What the exercise asks: In the data below, find each line containing the string "code" and return it.

>>>>

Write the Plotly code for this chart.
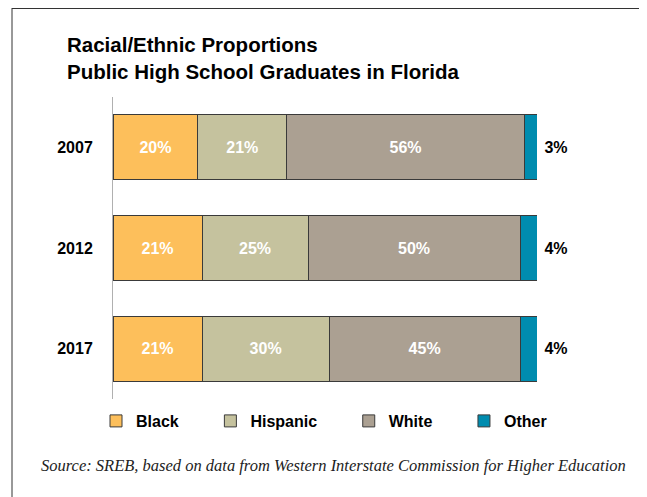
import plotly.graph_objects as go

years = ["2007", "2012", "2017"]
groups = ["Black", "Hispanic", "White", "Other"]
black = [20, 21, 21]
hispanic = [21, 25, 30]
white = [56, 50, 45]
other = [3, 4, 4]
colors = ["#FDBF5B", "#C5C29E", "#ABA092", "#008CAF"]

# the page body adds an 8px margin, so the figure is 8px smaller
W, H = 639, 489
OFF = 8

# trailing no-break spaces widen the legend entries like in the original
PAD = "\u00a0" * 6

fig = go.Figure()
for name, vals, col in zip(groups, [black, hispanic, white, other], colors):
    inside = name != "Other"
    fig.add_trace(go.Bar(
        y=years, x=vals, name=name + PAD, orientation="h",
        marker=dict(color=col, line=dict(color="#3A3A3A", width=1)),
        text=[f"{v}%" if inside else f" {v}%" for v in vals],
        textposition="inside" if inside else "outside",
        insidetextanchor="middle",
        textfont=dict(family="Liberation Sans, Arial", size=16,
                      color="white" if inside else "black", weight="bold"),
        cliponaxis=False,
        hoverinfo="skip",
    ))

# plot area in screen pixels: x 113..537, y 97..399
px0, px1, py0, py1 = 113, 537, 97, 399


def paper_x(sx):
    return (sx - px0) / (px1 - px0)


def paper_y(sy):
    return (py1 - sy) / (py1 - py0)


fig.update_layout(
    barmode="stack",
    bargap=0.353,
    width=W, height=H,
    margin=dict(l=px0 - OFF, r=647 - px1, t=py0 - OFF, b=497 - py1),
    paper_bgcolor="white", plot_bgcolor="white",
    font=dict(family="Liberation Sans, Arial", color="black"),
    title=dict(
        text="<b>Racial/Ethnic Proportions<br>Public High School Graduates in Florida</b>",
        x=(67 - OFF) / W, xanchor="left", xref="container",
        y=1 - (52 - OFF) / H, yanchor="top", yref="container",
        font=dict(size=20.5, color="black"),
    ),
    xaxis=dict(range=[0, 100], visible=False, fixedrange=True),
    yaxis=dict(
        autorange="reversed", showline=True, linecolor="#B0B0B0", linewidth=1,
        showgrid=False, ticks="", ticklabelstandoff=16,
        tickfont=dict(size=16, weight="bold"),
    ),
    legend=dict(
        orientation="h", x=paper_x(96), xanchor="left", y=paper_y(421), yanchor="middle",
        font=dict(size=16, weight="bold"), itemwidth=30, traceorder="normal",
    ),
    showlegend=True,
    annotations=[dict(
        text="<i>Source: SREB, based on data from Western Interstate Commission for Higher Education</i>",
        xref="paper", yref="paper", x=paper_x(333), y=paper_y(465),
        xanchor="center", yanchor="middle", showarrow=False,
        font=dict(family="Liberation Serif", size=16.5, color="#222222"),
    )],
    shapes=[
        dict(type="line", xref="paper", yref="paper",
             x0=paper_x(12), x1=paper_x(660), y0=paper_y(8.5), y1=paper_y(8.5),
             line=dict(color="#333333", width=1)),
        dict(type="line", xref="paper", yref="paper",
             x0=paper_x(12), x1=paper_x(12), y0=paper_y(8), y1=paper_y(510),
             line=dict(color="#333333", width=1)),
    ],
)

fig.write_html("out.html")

<<<<
>>>>

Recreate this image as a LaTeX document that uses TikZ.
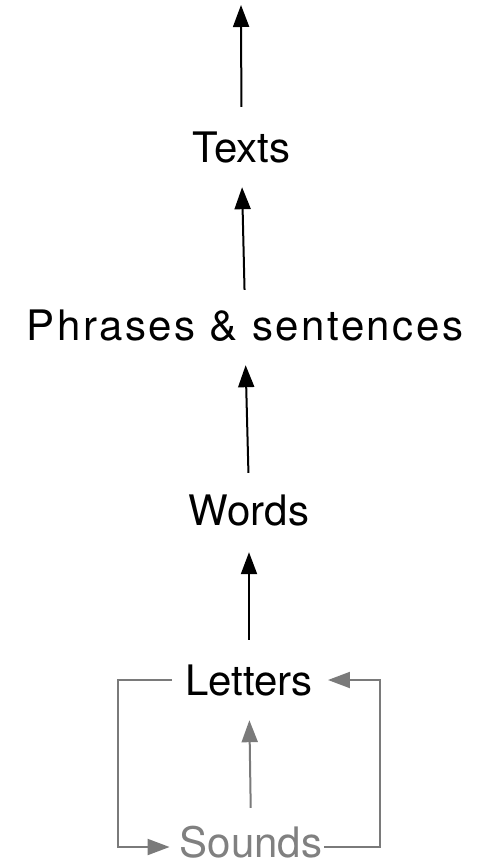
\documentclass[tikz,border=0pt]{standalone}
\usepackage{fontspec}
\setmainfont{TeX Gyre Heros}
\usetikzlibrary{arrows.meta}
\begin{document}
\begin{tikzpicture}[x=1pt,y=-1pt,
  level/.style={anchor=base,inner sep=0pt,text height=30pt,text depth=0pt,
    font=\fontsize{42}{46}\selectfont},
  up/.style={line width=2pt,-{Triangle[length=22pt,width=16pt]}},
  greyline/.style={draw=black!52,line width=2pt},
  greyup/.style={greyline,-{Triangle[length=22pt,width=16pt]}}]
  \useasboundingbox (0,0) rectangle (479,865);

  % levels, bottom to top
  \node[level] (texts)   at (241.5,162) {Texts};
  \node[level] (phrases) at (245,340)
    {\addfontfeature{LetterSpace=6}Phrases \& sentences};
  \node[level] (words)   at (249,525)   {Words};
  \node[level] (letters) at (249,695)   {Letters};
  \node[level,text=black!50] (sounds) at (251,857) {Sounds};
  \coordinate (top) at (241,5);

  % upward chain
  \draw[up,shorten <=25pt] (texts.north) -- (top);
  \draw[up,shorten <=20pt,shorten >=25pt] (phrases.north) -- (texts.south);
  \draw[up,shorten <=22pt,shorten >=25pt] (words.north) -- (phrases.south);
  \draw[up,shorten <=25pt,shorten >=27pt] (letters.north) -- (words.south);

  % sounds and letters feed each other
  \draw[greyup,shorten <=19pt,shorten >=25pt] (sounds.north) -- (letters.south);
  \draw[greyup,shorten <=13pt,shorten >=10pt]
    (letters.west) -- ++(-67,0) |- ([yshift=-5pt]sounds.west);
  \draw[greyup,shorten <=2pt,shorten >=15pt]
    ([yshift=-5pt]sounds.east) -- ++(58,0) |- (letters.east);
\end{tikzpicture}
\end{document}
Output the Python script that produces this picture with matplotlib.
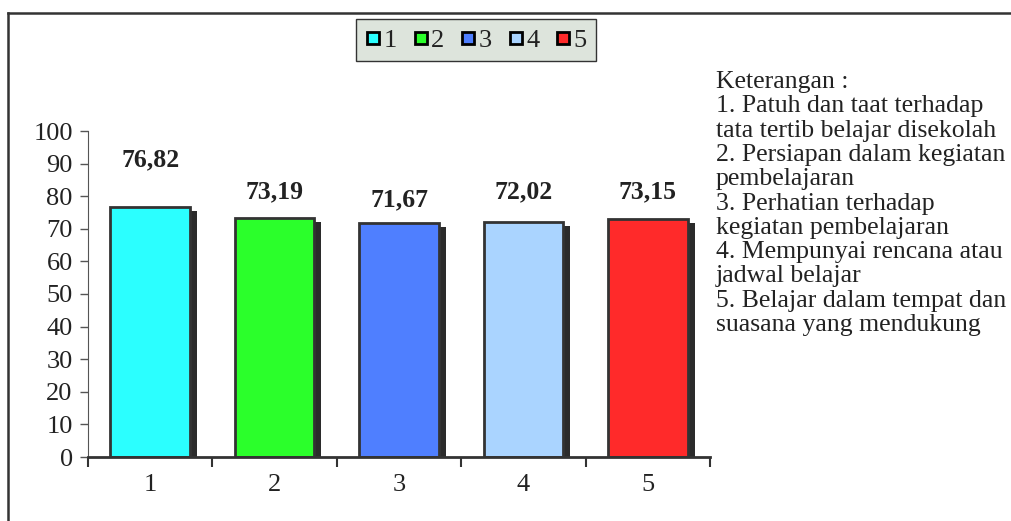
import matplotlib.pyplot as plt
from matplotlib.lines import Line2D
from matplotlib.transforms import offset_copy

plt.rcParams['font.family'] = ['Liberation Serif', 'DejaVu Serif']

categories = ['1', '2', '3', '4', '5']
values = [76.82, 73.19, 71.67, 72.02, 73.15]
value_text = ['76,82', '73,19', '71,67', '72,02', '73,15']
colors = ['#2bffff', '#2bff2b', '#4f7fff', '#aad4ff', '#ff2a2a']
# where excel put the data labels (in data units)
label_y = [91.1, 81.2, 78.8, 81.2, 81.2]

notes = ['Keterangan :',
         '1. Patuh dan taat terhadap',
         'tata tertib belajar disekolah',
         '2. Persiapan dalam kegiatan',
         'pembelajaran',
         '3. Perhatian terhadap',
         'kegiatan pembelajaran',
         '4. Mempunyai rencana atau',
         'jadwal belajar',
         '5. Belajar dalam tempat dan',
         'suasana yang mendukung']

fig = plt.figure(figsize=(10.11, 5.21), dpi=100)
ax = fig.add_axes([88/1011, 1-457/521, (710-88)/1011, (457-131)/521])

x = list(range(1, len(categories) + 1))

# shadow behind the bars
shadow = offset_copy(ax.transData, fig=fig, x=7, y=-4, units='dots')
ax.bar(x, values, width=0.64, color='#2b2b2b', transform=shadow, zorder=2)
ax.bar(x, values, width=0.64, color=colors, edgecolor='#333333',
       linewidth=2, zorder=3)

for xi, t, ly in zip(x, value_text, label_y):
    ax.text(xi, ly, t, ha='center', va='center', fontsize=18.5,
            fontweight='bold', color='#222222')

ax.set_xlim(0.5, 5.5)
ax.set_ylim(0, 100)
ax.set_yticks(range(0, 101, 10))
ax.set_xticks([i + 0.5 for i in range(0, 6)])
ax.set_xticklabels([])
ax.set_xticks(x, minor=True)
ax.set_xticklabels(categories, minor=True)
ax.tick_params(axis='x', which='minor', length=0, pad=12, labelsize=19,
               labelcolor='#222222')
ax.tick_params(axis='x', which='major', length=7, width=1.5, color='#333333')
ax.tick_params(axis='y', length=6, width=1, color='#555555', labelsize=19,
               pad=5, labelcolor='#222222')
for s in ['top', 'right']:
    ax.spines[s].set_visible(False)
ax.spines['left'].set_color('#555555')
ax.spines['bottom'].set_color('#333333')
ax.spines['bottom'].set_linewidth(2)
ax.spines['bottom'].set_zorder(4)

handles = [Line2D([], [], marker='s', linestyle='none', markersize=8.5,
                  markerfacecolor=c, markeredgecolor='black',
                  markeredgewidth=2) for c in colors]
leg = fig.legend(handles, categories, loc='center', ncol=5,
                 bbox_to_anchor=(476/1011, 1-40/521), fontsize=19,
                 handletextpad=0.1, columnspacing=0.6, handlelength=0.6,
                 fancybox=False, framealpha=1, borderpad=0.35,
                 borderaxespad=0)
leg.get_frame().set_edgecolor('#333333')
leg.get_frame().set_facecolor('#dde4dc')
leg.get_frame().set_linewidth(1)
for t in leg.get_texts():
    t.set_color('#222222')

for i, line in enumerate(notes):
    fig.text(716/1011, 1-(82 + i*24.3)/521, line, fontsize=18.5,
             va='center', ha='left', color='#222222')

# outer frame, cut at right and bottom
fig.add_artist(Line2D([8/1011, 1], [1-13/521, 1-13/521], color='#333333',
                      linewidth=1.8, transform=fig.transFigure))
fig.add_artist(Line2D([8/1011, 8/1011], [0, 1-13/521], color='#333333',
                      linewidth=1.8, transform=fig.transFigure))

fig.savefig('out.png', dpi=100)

<<<<
>>>>

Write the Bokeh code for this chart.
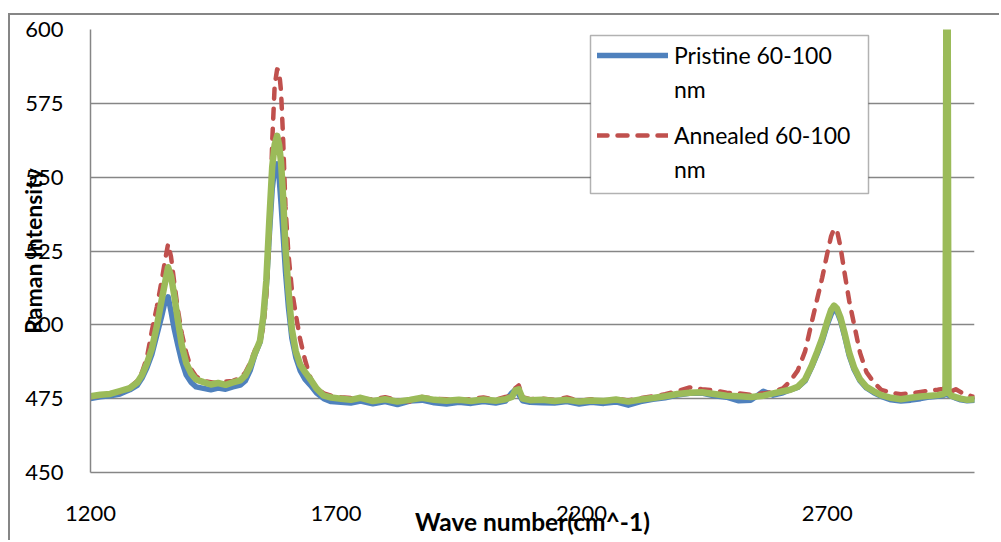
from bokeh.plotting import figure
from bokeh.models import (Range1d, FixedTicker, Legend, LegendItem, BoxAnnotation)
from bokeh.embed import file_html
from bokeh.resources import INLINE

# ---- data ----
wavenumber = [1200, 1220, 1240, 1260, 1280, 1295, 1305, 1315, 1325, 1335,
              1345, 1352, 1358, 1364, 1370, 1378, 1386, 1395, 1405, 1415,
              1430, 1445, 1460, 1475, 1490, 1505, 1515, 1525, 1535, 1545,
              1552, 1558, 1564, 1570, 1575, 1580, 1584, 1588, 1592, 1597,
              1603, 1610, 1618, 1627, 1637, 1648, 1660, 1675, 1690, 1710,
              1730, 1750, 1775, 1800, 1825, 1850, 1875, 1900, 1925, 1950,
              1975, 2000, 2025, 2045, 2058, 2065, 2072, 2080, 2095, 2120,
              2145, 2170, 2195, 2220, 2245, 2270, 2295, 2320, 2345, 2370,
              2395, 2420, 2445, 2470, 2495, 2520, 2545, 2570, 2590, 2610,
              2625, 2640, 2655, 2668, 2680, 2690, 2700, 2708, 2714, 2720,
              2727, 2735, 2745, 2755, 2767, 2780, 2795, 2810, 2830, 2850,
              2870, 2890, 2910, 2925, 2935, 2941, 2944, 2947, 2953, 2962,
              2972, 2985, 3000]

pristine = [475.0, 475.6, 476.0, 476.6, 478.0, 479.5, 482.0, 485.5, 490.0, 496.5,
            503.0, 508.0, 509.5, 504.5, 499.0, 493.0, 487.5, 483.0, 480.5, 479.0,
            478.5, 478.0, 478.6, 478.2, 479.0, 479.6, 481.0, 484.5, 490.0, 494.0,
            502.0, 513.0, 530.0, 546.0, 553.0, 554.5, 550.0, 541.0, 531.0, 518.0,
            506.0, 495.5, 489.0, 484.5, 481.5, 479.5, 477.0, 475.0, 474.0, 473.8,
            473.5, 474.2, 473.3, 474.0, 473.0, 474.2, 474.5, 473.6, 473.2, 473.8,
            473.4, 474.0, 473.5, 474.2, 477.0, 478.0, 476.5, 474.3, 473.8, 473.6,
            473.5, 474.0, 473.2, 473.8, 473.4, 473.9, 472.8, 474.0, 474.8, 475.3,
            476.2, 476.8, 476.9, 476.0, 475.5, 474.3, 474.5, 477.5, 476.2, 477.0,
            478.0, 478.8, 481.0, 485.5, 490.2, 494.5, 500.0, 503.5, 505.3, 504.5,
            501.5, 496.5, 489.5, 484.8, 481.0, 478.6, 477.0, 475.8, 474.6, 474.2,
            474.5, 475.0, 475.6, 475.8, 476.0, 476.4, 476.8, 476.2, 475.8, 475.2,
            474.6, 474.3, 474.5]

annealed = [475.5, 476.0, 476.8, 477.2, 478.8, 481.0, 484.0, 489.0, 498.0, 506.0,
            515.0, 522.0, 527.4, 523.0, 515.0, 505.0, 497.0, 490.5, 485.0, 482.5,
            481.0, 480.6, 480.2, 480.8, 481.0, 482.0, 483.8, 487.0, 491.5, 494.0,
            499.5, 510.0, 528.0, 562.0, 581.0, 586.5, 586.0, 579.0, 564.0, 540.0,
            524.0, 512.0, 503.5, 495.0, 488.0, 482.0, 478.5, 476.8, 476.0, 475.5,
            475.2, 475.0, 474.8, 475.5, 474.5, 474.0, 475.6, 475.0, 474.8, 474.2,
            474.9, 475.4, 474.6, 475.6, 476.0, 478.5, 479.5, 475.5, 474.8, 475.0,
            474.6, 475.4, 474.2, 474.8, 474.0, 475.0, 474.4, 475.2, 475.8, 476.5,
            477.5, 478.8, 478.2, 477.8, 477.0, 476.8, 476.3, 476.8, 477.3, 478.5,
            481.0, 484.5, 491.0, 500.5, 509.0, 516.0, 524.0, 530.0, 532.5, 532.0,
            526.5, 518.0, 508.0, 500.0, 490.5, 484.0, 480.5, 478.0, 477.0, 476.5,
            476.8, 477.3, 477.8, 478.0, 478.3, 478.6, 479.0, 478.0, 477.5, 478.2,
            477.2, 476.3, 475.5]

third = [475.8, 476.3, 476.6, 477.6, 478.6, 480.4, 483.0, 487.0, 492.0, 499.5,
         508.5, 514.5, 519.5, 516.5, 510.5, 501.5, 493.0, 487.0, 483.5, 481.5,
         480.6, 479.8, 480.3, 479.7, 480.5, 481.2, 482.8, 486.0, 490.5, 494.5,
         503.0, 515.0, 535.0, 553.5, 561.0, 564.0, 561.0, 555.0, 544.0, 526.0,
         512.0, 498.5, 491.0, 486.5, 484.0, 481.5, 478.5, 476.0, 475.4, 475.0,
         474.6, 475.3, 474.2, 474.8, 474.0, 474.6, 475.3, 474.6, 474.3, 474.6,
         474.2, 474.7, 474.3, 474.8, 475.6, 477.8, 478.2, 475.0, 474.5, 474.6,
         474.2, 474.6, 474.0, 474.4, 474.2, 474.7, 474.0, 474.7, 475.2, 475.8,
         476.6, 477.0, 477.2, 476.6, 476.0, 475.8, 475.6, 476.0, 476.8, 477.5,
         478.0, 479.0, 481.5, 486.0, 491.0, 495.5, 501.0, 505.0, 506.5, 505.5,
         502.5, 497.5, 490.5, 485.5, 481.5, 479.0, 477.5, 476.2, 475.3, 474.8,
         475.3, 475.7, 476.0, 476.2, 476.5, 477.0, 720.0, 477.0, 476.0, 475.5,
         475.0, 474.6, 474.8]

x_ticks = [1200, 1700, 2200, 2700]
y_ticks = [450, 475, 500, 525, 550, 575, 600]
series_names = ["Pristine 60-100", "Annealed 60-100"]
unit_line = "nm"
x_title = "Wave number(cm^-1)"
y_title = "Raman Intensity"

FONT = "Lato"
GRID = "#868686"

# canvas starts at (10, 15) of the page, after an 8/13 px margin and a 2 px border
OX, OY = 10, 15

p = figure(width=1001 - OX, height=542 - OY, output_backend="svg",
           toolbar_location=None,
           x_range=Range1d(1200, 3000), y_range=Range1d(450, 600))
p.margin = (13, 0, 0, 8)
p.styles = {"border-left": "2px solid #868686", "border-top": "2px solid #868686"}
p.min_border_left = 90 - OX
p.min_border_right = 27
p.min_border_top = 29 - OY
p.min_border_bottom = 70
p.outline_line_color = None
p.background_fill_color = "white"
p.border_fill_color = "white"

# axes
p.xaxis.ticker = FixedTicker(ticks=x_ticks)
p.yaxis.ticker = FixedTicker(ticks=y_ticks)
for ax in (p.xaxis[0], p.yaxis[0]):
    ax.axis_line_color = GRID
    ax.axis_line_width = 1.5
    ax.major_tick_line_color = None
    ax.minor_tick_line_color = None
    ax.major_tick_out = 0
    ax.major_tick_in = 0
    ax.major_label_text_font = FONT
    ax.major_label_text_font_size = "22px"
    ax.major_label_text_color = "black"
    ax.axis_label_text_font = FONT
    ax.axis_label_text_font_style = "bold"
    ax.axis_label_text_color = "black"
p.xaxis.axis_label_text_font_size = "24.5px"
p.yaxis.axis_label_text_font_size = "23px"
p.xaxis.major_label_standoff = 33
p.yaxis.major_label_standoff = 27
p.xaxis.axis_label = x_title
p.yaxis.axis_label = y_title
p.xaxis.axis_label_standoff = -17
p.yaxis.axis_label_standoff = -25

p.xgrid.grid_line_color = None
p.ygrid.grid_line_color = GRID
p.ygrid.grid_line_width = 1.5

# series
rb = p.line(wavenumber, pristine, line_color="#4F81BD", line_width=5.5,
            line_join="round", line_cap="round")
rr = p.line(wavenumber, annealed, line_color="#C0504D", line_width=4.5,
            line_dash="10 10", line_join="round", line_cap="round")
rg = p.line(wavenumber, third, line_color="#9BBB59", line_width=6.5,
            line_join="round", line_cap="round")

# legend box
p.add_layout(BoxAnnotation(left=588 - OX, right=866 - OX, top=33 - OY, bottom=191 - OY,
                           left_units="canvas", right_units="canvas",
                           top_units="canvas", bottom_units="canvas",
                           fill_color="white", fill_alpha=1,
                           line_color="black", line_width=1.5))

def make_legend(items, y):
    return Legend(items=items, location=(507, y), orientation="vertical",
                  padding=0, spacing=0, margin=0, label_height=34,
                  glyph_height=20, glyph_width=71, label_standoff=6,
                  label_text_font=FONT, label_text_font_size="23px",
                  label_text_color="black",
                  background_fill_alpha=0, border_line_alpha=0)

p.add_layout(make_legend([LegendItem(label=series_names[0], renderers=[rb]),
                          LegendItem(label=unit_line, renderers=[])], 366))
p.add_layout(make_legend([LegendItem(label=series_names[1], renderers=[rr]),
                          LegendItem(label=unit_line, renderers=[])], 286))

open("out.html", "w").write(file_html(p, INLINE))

<<<<

Solution for this task:
Write the Plotly code for this chart.
Write the Bokeh code for this chart.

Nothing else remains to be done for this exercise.